While I saw every episode of Girls on HBO I didn't love it nor did I relate to it.  My 20s looked nothing like that but also my 20's were so long ago maybe I don't remember them correctly.

 Photo courtesy of Vanity Fair

Photo courtesy of Vanity Fair

Hannah was annoying but I related to her as a professional writer. Marnie riddled with issues I couldn't pinpoint. Shoshanna was just plain weird. Jessa never seemed to fit in with the group. *sigh*  I didn't want to miss out on the movement. Instead, I feel like I want those hours of my life back.

I binged on some Netflix "Love" over the weekend and found it gave off a similar coming of age vibe as "Girls" but it's both sexes, not just women, and full of just as much dysfunction, a circle of friends dynamic, blunders through dating and self-discovery. It all takes place in the  polarizing world of Los Angeles and the entertainment industry which is pretty much the only industry if you live in the city of angels. A little "Girls" crossover, Mimi Rose played by beauty Gillian Jacobs, is the lead female in "Love" and  Leslie Arfin writes episodes of "Love" as well as some episodes of "Girls." 

SPECIAL NOTE:  A gem of comedy gold throughout the seasons from Jordan Rock who you will notice instantly is the younger brother of Chris Rock.  He fancies himself a Yoda of wisdom and an ambitious caterer doing Kraft services. Everyone has a part to play in Hollywood. Sometimes you're a stuntman, sometimes you're an on-set tutor and sometimes you're a child star supporting your parents.  Someone has to feed these fine people.

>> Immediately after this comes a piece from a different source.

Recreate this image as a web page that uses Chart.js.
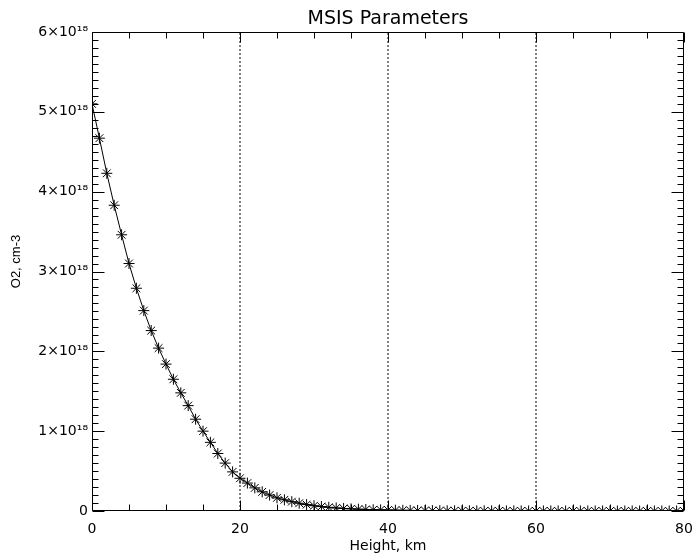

Judd Apatow clearly has his signature on this series and we even get some treats from John Slattery of "Mad Men" fame directing a few episodes.  Off the cuff witty laugh out loud lines, insights to the world of Hollywood, an oddball group of friends - none of which are annoying and the challenges they face as they come into their 30s in career, self-awareness, and love.

 Photo courtesy of Netflix

Photo courtesy of Netflix

It seems everyone in Hollywood is seeing a therapist. I mean, you have to be a little off your rocker to work in that industry, right? Healthy well-adjusted people don't make good tv. We see this in reality shows too. Many "Love" characters reference therapists and lead female Mickey even works for a hack of a radio love therapist who himself is in therapy.  Lead characters Mickey and lovable Gus can't help but be drawn to each other despite endless bumps in the road. You will root for both of them even when they flub up.   They are not the only lovable messes, the whole cast is.

This show leaves me with thoughts of: Do we ever come of age or do we just shift into different periods of life where our focuses change as we learn, experiment, grow and expand our horizons? Does everyone come of age?   We're all on different paths and go at our own pace where the comparison is the thief of joy-which we see several characters doing to themselves throughout the 3 seasons currently available.

Netflix continues to do great things.